As a metaphor, imagine a community living downstream from a dam, concerned about flooding. The water authority may report that the water is still a few centimeters below the spillway, but if it is rising that’s cold comfort.

Confirming the Liberals’ poor standing, William Bowe in his Poll Bludger reports on two national voting intention surveys, one by Newspoll and the other by Essential. The Newspoll shows a big rise in Labor’s support since the election but no significant fall in the Coalition’s support, while the Essential poll shows a big fall in Coalition support and no change in Labor support. Either way it’s bad news for the Coalition as we go into the end-of-year political doldrums.

The Newspoll has particularly poor approval and preferred PM figures for Dutton, and the Sydney Morning Herald reports on an even worse poll for the Coalition, showing Labor’s vote 9 percent up on its vote at the election and the Coalition’s down 6 percent. In terms of policies it shows Labor leading in all 17 policy areas surveyed, including economic management and national security, areas where the Coalition has almost always led. It also shows Albanese holding a huge lead as preferred prime minister.

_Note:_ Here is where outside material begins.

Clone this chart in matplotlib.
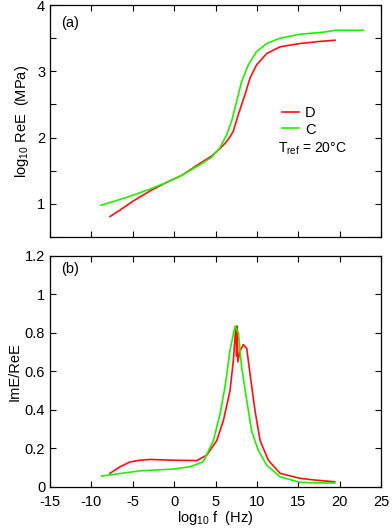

David Crowe, commenting on the results, attributes some of Labor’s surge to voters getting to know Albanese and finding that the Labor government is not the ogre that the Coalition and the Murdoch media had warned us about. Have they blown their credibility?

Update on the Victorian election: In last week’s roundup my table of long-term reversals by the Coalition showed that in this election their primary vote has fallen by 0.2 percent. Later counting shows that the fall has been 0.5 percent. There goes another election myth, the idea that pre-poll, postal and absentee votes are biased towards conservative parties.